Originally I had intended my fledgling Kitsap Little Theater to produce the play Arsenic and Old Lace, but only three people auditioned. I told the auditionees I was the production's stage manager. These were experienced community theater folk, and I was afraid they might balk at a teenage producer/director. I don’t know how I expected to make the “real” director materialize, especially since I had already given her a name and identity, but since we never made it into rehearsals I was spared the trouble.

Instead of facing defeat, I rounded up a few very loyal friends from my Pajama Game debacle and settled on producing one of those more "intimate" small cast shows. One of the community theater women from the previous audition actually stuck around and played a role. I don’t know if she believed my story about the “real” director, whom I claimed had quit the whole affair because of a low turnout at auditions, or if she actually stayed around because she wanted to support my effort. Looking back, I suspect the latter.

Actually, a second community theater woman initially stuck around too, for a few rehearsals anyway, before coming up with some excuse to bow out. Because of that, along with my "show must go on" attitude, The Day After Forever presented my first experience playing a role in drag. That is another story entirely and not one I like to talk about, but I was able to make lemonade out of those lemons a few years later when I got to play the cross-dressing Francis Flute in A Midsummer Night’s Dream.

I’m not sure why I decided to use the words “little theater” in the name of the group other than because there were a few theater groups I had read about and admired with similar names.

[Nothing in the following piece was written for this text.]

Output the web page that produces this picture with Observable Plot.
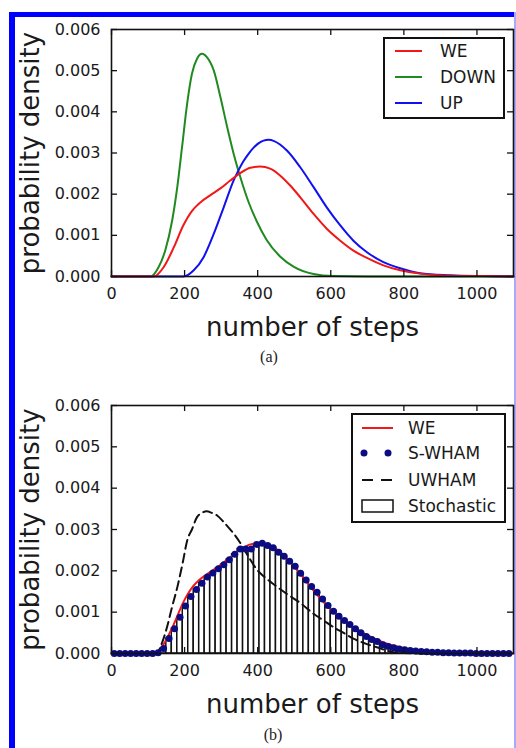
<!DOCTYPE html>
<html>
<head>
<meta charset="utf-8">
<script src="https://cdn.jsdelivr.net/npm/d3@7"></script>
<script src="https://cdn.jsdelivr.net/npm/@observablehq/plot@0.6"></script>
<style>
  body { margin: 0; background: #fff; }
  #page { position: relative; width: 516px; height: 748px; overflow: hidden; font-family: "DejaVu Sans", sans-serif; background: #fff; }
  .panel { position: absolute; left: 0; }
  .panel svg { overflow: visible; }
  [aria-label="x-axis label"], [aria-label="y-axis label"] { font-size: 26px; }
  .bar { position: absolute; background: #0000ff; }
  .legend { position: absolute; box-sizing: border-box; border: 2px solid #111; background: #fff; }
  .legend svg { position: absolute; left: -2px; top: -2px; overflow: visible; }
  .cap { position: absolute; font-family: "Liberation Serif", "DejaVu Serif", serif; font-size: 16px; color: #222; transform: translate(-50%, -50%); }
</style>
</head>
<body>
<div id="page">
  <div class="bar" style="left:9px;top:12px;width:507px;height:5px"></div>
  <div class="bar" style="left:9px;top:12px;width:6px;height:736px"></div>
  <div class="bar" style="left:514px;top:12px;width:2px;height:736px;background:#a8a8ff"></div>
  <div id="panelA" class="panel" style="top:0px"></div>
  <div id="panelB" class="panel" style="top:376px"></div>
  <div class="cap" style="left:269px;top:357px">(a)</div>
  <div class="cap" style="left:273px;top:735px">(b)</div>
</div>
<script>
// ---------- data ----------
const xTicks = [0, 200, 400, 600, 800, 1000];
const yTicks = [0, 0.001, 0.002, 0.003, 0.004, 0.005, 0.006];
const xLabel = "number of steps";
const yLabel = "probability density";

// panel (a)
const weSteps   = [0,100,116,143,170,197,220,232,243,270,298,325,352,380,407,434,462,489,516,553,589,626,662,699,744,790,844,926,1017,1100];
const weDensity = [0,0,0,0.00023,0.0007,0.00125,0.00159,0.00171,0.0018,0.00197,0.00214,0.00233,0.00251,0.00264,0.00267,0.00262,0.00245,0.00221,0.00193,0.00152,0.00116,0.00087,0.00063,0.00045,0.00027,0.00015,0.00007,0.00002,0.00001,0];

const downSteps   = [0,100,107,129,147,166,180,193,207,220,234,248,261,280,298,316,334,352,375,398,425,462,498,553,607,700,1100];
const downDensity = [0,0,0,0.00023,0.00063,0.00136,0.00217,0.00314,0.0042,0.00492,0.00529,0.00541,0.00533,0.005,0.00436,0.00365,0.00299,0.00243,0.00181,0.00133,0.00088,0.00048,0.00024,0.00006,0.00001,0,0];

const upSteps   = [0,190,197,225,252,280,307,334,348,361,375,389,403,416,430,445,480,516,553,589,626,662,699,744,790,844,926,1017,1100];
const upDensity = [0,0,0,0.00015,0.00047,0.00104,0.00168,0.00233,0.00259,0.0028,0.00298,0.00313,0.00324,0.0033,0.00332,0.00329,0.00306,0.00266,0.00217,0.00168,0.00124,0.00087,0.00059,0.00035,0.0002,0.00008,0.00003,0.00001,0];

// panel (b)
const uwhamSteps   = [0,110,122,140,152,165,180,195,207,220,234,247,260,275,289,305,321,337,352,375,398,420,440,480,520,553,580,607,635,662,695,726,762,800,900,1100];
const uwhamDensity = [0,0,0,0.0003,0.00064,0.0011,0.0016,0.0022,0.00273,0.0030,0.0033,0.0034,0.00344,0.0034,0.00334,0.0032,0.00304,0.00287,0.00268,0.00234,0.00203,0.00184,0.0017,0.00144,0.0012,0.00096,0.0008,0.00064,0.0005,0.00036,0.00024,0.00015,0.00005,0.00001,0,0];

const binStart = [0,15,30,45,60,75,90,105,120,135,150,165,180,195,210,225,240,255,270,285,300,315,330,345,360,375,390,405,420,435,450,465,480,495,510,525,540,555,570,585,600,615,630,645,660,675,690,705,720,735,750,765,780,795,810,825,840,855,870,885,900,915,930,945,960,975,990,1005,1020,1035,1050,1065,1080];
const binEnd   = [15,30,45,60,75,90,105,120,135,150,165,180,195,210,225,240,255,270,285,300,315,330,345,360,375,390,405,420,435,450,465,480,495,510,525,540,555,570,585,600,615,630,645,660,675,690,705,720,735,750,765,780,795,810,825,840,855,870,885,900,915,930,945,960,975,990,1005,1020,1035,1050,1065,1080,1095];
const stochastic = [0,0,0,0,0,0,0,0,0.00002,0.00012,0.00036,0.0006,0.00088,0.00115,0.00138,0.00155,0.0017,0.00185,0.00195,0.00205,0.00215,0.00227,0.0024,0.00253,0.00253,0.00253,0.00264,0.00267,0.00261,0.00256,0.00245,0.00235,0.00223,0.00211,0.00194,0.00178,0.00162,0.00148,0.00132,0.00116,0.00102,0.0009,0.0008,0.0007,0.0006,0.0005,0.00041,0.00034,0.00029,0.00021,0.00017,0.00014,0.00011,0.00009,0.00007,0.00006,0.00005,0.00004,0.00003,0.00003,0.00002,0.00002,0.00001,0.00001,0.00001,0.00001,0,0,0,0,0,0,0];
const swham = stochastic;

const seriesA = ["WE", "DOWN", "UP"];
const colorsA = ["#f01818", "#1f8a1f", "#1010f0"];
const seriesB = ["WE", "S-WHAM", "UWHAM", "Stochastic"];

// ---------- helpers ----------
const zip = (xs, ys) => xs.map((x, i) => ({x, y: ys[i]}));
const W = 516, H = 345, ML = 111, MR = 3, MT = 29, TICK = 6;

function axes(mb) {
  const fw = W - ML - MR, fh = H - MT - mb;
  return [
    Plot.ruleX(xTicks, {x: d => d, insetTop: fh - TICK, stroke: "#111", strokeWidth: 1.3}),
    Plot.ruleX(xTicks, {x: d => d, insetBottom: fh - TICK, stroke: "#111", strokeWidth: 1.3}),
    Plot.ruleY(yTicks, {y: d => d, insetRight: fw - TICK, stroke: "#111", strokeWidth: 1.3}),
    Plot.ruleY(yTicks, {y: d => d, insetLeft: fw - TICK, stroke: "#111", strokeWidth: 1.3}),
    Plot.frame({stroke: "#111", strokeWidth: 1.6}),
    Plot.axisX({anchor: "bottom", ticks: xTicks, tickSize: 0, tickPadding: 11, tickFormat: "d",
      label: xLabel, labelAnchor: "center", labelArrow: "none", labelOffset: 59}),
    Plot.axisY({anchor: "left", ticks: yTicks, tickSize: 0, tickPadding: 11, tickFormat: ".3f",
      label: yLabel, labelAnchor: "center", labelArrow: "none", labelOffset: 91})
  ];
}

const common = {
  width: W, height: H, marginTop: MT, marginLeft: ML, marginRight: MR,
  style: {fontFamily: "DejaVu Sans", fontSize: "16px", color: "#1a1a1a", background: "transparent"},
  x: {domain: [0, 1100]},
  y: {domain: [0, 0.006]}
};

// ---------- panel (a) ----------
const plotA = Plot.plot({
  ...common,
  marginBottom: 69,
  marks: [
    Plot.line(zip(downSteps, downDensity), {x: "x", y: "y", stroke: colorsA[1], strokeWidth: 2, curve: "monotone-x"}),
    Plot.line(zip(upSteps, upDensity), {x: "x", y: "y", stroke: colorsA[2], strokeWidth: 2, curve: "monotone-x"}),
    Plot.line(zip(weSteps, weDensity), {x: "x", y: "y", stroke: colorsA[0], strokeWidth: 2, curve: "monotone-x"}),
    ...axes(69)
  ]
});
document.getElementById("panelA").appendChild(plotA);

// ---------- panel (b) ----------
const bins = binStart.map((s, i) => ({x1: s, x2: binEnd[i], y: stochastic[i], xc: (s + binEnd[i]) / 2, s: swham[i]}));
const plotB = Plot.plot({
  ...common,
  marginBottom: 68,
  marks: [
    Plot.rectY(bins.filter(d => d.y > 0), {x1: "x1", x2: "x2", y: "y", fill: "white", stroke: "#111", strokeWidth: 1.5}),
    Plot.line(zip(weSteps, weDensity), {x: "x", y: "y", stroke: "#f01818", strokeWidth: 2, curve: "monotone-x"}),
    Plot.line(zip(uwhamSteps, uwhamDensity), {x: "x", y: "y", stroke: "#111", strokeWidth: 2, strokeDasharray: "9,5", curve: "monotone-x"}),
    Plot.dot(bins, {x: "xc", y: "s", r: 3.5, fill: "#0c0c82", stroke: "none"}),
    ...axes(68)
  ]
});
document.getElementById("panelB").appendChild(plotB);

// ---------- legends ----------
const NS = "http://www.w3.org/2000/svg";
function el(tag, attrs, parent) {
  const e = document.createElementNS(NS, tag);
  for (const k in attrs) e.setAttribute(k, attrs[k]);
  parent.appendChild(e);
  return e;
}
function legend(left, top, w, h, rows, draw) {
  const div = document.createElement("div");
  div.className = "legend";
  Object.assign(div.style, {left: left + "px", top: top + "px", width: w + "px", height: h + "px"});
  const svg = el("svg", {width: w, height: h}, div);
  rows.forEach((r, i) => draw(svg, r, i));
  document.getElementById("page").appendChild(div);
}

// legend (a)
legend(383, 37, 122, 82, seriesA, (svg, name, i) => {
  const y = 14 + i * 26;
  el("line", {x1: 12, x2: 39, y1: y, y2: y, stroke: colorsA[i], "stroke-width": 2}, svg);
  const t = el("text", {x: 57, y: y, "dominant-baseline": "central", "font-family": "DejaVu Sans", "font-size": 17, fill: "#1a1a1a"}, svg);
  t.textContent = name;
});

// legend (b)
legend(351, 413, 155, 110, seriesB, (svg, name, i) => {
  const y = [15, 40, 67, 93][i];
  if (i === 0) el("line", {x1: 11, x2: 42, y1: y, y2: y, stroke: "#f01818", "stroke-width": 2}, svg);
  if (i === 1) { el("circle", {cx: 13, cy: y, r: 3.5, fill: "#0c0c82"}, svg); el("circle", {cx: 37, cy: y, r: 3.5, fill: "#0c0c82"}, svg); }
  if (i === 2) el("line", {x1: 11, x2: 42, y1: y, y2: y, stroke: "#111", "stroke-width": 2, "stroke-dasharray": "11,8"}, svg);
  if (i === 3) el("rect", {x: 11, y: y - 6, width: 31, height: 12, fill: "white", stroke: "#111", "stroke-width": 1.5}, svg);
  const t = el("text", {x: 57, y: y, "dominant-baseline": "central", "font-family": "DejaVu Sans", "font-size": 17, fill: "#1a1a1a"}, svg);
  t.textContent = name;
});
</script>
</body>
</html>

But to me at the time, it was always about the dream of a theater group, a little theater, and never about the fact most of us in the group were . . . little.

Looking back now, I realize I missed the real marketing opportunity. The very thing I worked so hard to downplay was also the very thing that made the entire theatrical venture so remarkable. How many teenagers would post audition notices and hold auditions, find a place to rehearse, gather a cast, rent an auditorium and advertise the production with zero budget (not counting those old Judy Garland and Mickey Rooney movies)? If I had known how remarkable a thing that really was and understood the true implications behind the name Kitsap Little Theater, perhaps more than a half dozen people would have witnessed our two or three performances.

Ralph Waldo Emerson said:
Don’t say things. What you are stands over you the while, and thunders so that I cannot hear what you say to the contrary. (Social Aims, 1876)
Sometimes the things which make us truly remarkable may be obvious to everyone but ourselves.